Seventy-five Years in California
A History of Events and Life in California: Personal, Political and Military; Under the Mexican Regime; During the Quasi-military Government of the Territory by the United States, and After the Admission of the State to the Union: Being a Compilation by a Witness of the Events Described; a Reissue and Enlarged Illustrated Edition of "Sixty Years in California", to which Much New Matter by Its Author Has Been Added which He Contemplated Publishing Under the Present Title at the Time of His Death; Edited and with an Historical Foreword and Index by Douglas S. Watson--
by William Heath Davis
Description
William Heath Davis (1822-1909) was the son of a Boston ship captain engaged in the Hawaiian trade and a Polynesian mother. He visited California twice on trading voyages before setting up business there in 1838. In 1845 he settled permanently in San Francisco, becoming one of the city's leading merchants.
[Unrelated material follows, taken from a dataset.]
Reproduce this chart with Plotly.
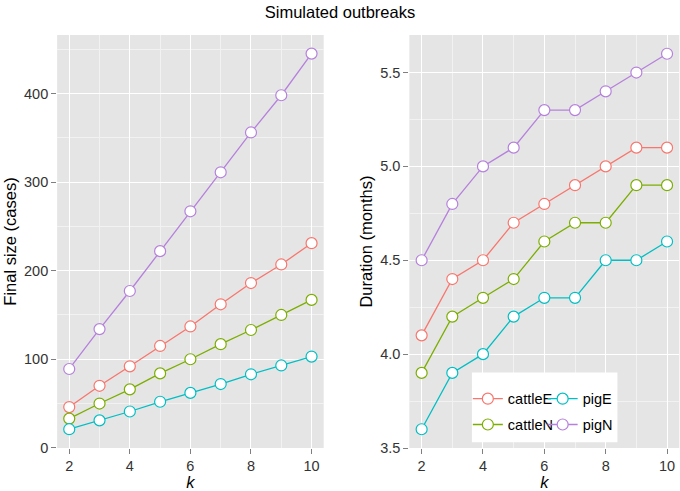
import plotly.graph_objects as go
from plotly.subplots import make_subplots

# k values on the x axis
k = [2, 3, 4, 5, 6, 7, 8, 9, 10]

# final outbreak size (cases)
size_cattleE = [46, 70, 92, 115, 137, 162, 186, 207, 231]
size_cattleN = [33, 50, 66, 84, 100, 117, 133, 150, 167]
size_pigE = [21, 31, 41, 52, 62, 72, 83, 93, 103]
size_pigN = [89, 134, 177, 222, 267, 311, 356, 398, 445]

# outbreak duration (months)
dur_cattleE = [4.1, 4.4, 4.5, 4.7, 4.8, 4.9, 5.0, 5.1, 5.1]
dur_cattleN = [3.9, 4.2, 4.3, 4.4, 4.6, 4.7, 4.7, 4.9, 4.9]
dur_pigE = [3.6, 3.9, 4.0, 4.2, 4.3, 4.3, 4.5, 4.5, 4.6]
dur_pigN = [4.5, 4.8, 5.0, 5.1, 5.3, 5.3, 5.4, 5.5, 5.6]

series = ["cattleE", "cattleN", "pigE", "pigN"]
colors = {"cattleE": "#F8766D", "cattleN": "#7CAE00",
          "pigE": "#00BFC4", "pigN": "#B681DC"}
sizes = {"cattleE": size_cattleE, "cattleN": size_cattleN,
         "pigE": size_pigE, "pigN": size_pigN}
durations = {"cattleE": dur_cattleE, "cattleN": dur_cattleN,
             "pigE": dur_pigE, "pigN": dur_pigN}
# two legend columns, like the ggplot key
legend_of = {"cattleE": "legend", "cattleN": "legend",
             "pigE": "legend2", "pigN": "legend2"}

FONT = "Liberation Sans, Arial, Helvetica, sans-serif"
TEXT = "#333333"

fig = make_subplots(rows=1, cols=2)

for name in series:
    style = dict(
        mode="lines+markers",
        line=dict(color=colors[name], width=1.3),
        marker=dict(symbol="circle", size=11, color="white",
                    line=dict(color=colors[name], width=1.2)),
    )
    fig.add_trace(go.Scatter(x=k, y=sizes[name], name=name,
                             showlegend=False, **style), row=1, col=1)
    fig.add_trace(go.Scatter(x=k, y=durations[name], name=name,
                             legend=legend_of[name], legendgroup=name,
                             **style), row=1, col=2)

axis_common = dict(
    showgrid=True, gridcolor="white", gridwidth=1.1,
    zeroline=False, showline=False,
    ticks="outside", ticklen=5, tickwidth=1, tickcolor="#7F7F7F",
    tickfont=dict(family=FONT, size=14.5, color=TEXT),
    title_font=dict(family=FONT, size=16.5, color="black"),
)

x_common = dict(axis_common, range=[1.6, 10.4], tick0=2, dtick=2,
                minor=dict(dtick=1, tick0=2, showgrid=True,
                           gridcolor="#F2F2F2", gridwidth=0.6, ticks=""),
                title=dict(text="<i>k</i>"))

fig.update_xaxes(x_common, domain=[0.084, 0.476], automargin=False, row=1, col=1)
fig.update_xaxes(x_common, domain=[0.602, 0.999], automargin=False, row=1, col=2)

fig.update_yaxes(axis_common, range=[-0.2, 466], tick0=0, dtick=100,
                 minor=dict(dtick=50, tick0=0, showgrid=True,
                            gridcolor="#F2F2F2", gridwidth=0.6, ticks=""),
                 title=dict(text="Final size (cases)", standoff=3),
                 automargin=False, row=1, col=1)
fig.update_yaxes(axis_common, range=[3.5, 5.7], tick0=3.5, dtick=0.5,
                 tickformat=".1f",
                 minor=dict(dtick=0.25, tick0=3.5, showgrid=True,
                            gridcolor="#F2F2F2", gridwidth=0.6, ticks=""),
                 title=dict(text="Duration (months)", standoff=3),
                 automargin=False, row=1, col=2)

legend_common = dict(
    bgcolor="rgba(0,0,0,0)", borderwidth=0,
    font=dict(family=FONT, size=14.5, color="black"),
    yanchor="top", y=0.158, xanchor="left",
    itemwidth=30, traceorder="grouped", tracegroupgap=4,
)

fig.update_layout(
    width=680, height=491,
    margin=dict(l=0, r=0, t=35, b=43),
    paper_bgcolor="white",
    plot_bgcolor="#E5E5E5",
    font=dict(family=FONT, color=TEXT),
    title=dict(text="Simulated outbreaks", x=0.5, xanchor="center",
               y=0.975, yanchor="middle",
               font=dict(family=FONT, size=16.5, color="black")),
    legend=dict(legend_common, x=0.688),
    legend2=dict(legend_common, x=0.798),
    shapes=[dict(type="rect", xref="paper", yref="paper",
                 x0=0.694, x1=0.908, y0=0.014, y1=0.183,
                 fillcolor="white", line=dict(width=0), layer="above")],
)

# the page's default body margin would shift the figure by 8px
fig.write_html("out.html", config={"displayModeBar": False},
               post_script="document.body.style.margin='0';")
His marriage to María de Jesus Estudillo tied him to the Hispanic community in his adopted region. Seventy-five years in California (1929) is an expansion of Sixty years in California, a book Davis published in 1889. It is a history of California as well as the author's memoirs of his life through the mid 1850s with an emphasis on the transformation of Yerba Buena to San Francisco, the Gold Rush, and the imposition of United States power in California.